▶ Exercise brief:
Each line below should be retyped exactly, with no pictures.

▶ Stored data:
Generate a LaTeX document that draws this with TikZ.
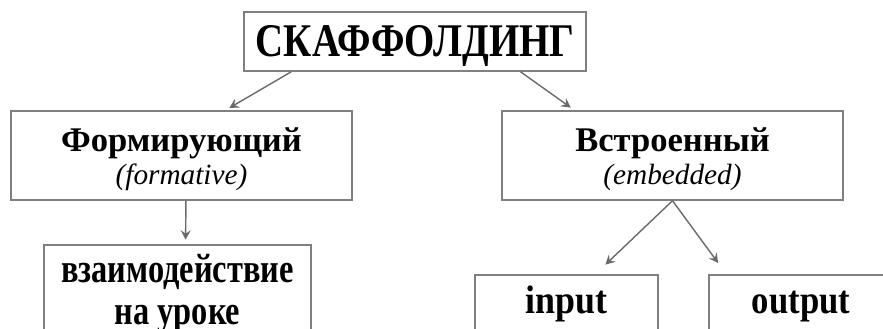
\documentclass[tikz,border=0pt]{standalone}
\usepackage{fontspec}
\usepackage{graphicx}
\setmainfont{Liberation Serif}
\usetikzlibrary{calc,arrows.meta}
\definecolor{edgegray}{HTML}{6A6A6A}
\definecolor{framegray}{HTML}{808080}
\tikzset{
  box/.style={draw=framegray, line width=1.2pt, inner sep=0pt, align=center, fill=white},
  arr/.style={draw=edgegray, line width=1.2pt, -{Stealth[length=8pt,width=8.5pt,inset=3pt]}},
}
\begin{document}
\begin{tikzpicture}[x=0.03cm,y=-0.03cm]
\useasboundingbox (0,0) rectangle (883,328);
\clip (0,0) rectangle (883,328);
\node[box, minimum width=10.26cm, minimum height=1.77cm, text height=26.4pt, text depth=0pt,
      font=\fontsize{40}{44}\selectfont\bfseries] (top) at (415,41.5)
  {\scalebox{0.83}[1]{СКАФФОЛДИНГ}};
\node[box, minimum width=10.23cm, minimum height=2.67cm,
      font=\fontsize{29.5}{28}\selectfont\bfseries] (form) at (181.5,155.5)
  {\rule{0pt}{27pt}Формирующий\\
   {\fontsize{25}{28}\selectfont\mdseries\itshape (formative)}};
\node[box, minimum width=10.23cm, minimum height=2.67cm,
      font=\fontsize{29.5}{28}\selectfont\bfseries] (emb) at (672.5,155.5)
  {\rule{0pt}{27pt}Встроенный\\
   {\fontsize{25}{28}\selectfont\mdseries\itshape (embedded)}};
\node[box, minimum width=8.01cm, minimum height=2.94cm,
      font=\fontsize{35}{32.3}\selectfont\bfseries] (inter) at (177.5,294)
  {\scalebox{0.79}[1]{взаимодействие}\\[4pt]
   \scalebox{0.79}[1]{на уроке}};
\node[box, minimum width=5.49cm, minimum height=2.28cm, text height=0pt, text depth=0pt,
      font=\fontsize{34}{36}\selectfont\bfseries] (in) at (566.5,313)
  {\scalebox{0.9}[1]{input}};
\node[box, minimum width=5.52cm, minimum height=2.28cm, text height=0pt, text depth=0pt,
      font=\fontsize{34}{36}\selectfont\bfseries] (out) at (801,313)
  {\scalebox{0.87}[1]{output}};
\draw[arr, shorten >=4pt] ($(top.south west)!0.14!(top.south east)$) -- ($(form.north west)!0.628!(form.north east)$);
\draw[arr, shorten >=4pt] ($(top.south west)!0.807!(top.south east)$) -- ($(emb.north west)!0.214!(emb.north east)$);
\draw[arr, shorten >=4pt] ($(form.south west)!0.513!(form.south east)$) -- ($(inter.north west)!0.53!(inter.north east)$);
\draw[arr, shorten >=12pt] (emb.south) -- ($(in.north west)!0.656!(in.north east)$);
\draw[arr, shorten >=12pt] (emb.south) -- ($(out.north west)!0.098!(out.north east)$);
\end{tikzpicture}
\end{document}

▶ Reply:
Generate a LaTeX document that draws this with TikZ.
\documentclass[tikz,border=0pt]{standalone}
\usepackage{fontspec}
\usepackage{graphicx}
\setmainfont{Liberation Serif}
\usetikzlibrary{calc,arrows.meta}
\definecolor{edgegray}{HTML}{6A6A6A}
\definecolor{framegray}{HTML}{808080}
\tikzset{
  box/.style={draw=framegray, line width=1.2pt, inner sep=0pt, align=center, fill=white},
  arr/.style={draw=edgegray, line width=1.2pt, -{Stealth[length=8pt,width=8.5pt,inset=3pt]}},
}
\begin{document}
\begin{tikzpicture}[x=0.03cm,y=-0.03cm]
\useasboundingbox (0,0) rectangle (883,328);
\clip (0,0) rectangle (883,328);
\node[box, minimum width=10.26cm, minimum height=1.77cm, text height=26.4pt, text depth=0pt,
      font=\fontsize{40}{44}\selectfont\bfseries] (top) at (415,41.5)
  {\scalebox{0.83}[1]{СКАФФОЛДИНГ}};
\node[box, minimum width=10.23cm, minimum height=2.67cm,
      font=\fontsize{29.5}{28}\selectfont\bfseries] (form) at (181.5,155.5)
  {\rule{0pt}{27pt}Формирующий\\
   {\fontsize{25}{28}\selectfont\mdseries\itshape (formative)}};
\node[box, minimum width=10.23cm, minimum height=2.67cm,
      font=\fontsize{29.5}{28}\selectfont\bfseries] (emb) at (672.5,155.5)
  {\rule{0pt}{27pt}Встроенный\\
   {\fontsize{25}{28}\selectfont\mdseries\itshape (embedded)}};
\node[box, minimum width=8.01cm, minimum height=2.94cm,
      font=\fontsize{35}{32.3}\selectfont\bfseries] (inter) at (177.5,294)
  {\scalebox{0.79}[1]{взаимодействие}\\[4pt]
   \scalebox{0.79}[1]{на уроке}};
\node[box, minimum width=5.49cm, minimum height=2.28cm, text height=0pt, text depth=0pt,
      font=\fontsize{34}{36}\selectfont\bfseries] (in) at (566.5,313)
  {\scalebox{0.9}[1]{input}};
\node[box, minimum width=5.52cm, minimum height=2.28cm, text height=0pt, text depth=0pt,
      font=\fontsize{34}{36}\selectfont\bfseries] (out) at (801,313)
  {\scalebox{0.87}[1]{output}};
\draw[arr, shorten >=4pt] ($(top.south west)!0.14!(top.south east)$) -- ($(form.north west)!0.628!(form.north east)$);
\draw[arr, shorten >=4pt] ($(top.south west)!0.807!(top.south east)$) -- ($(emb.north west)!0.214!(emb.north east)$);
\draw[arr, shorten >=4pt] ($(form.south west)!0.513!(form.south east)$) -- ($(inter.north west)!0.53!(inter.north east)$);
\draw[arr, shorten >=12pt] (emb.south) -- ($(in.north west)!0.656!(in.north east)$);
\draw[arr, shorten >=12pt] (emb.south) -- ($(out.north west)!0.098!(out.north east)$);
\end{tikzpicture}
\end{document}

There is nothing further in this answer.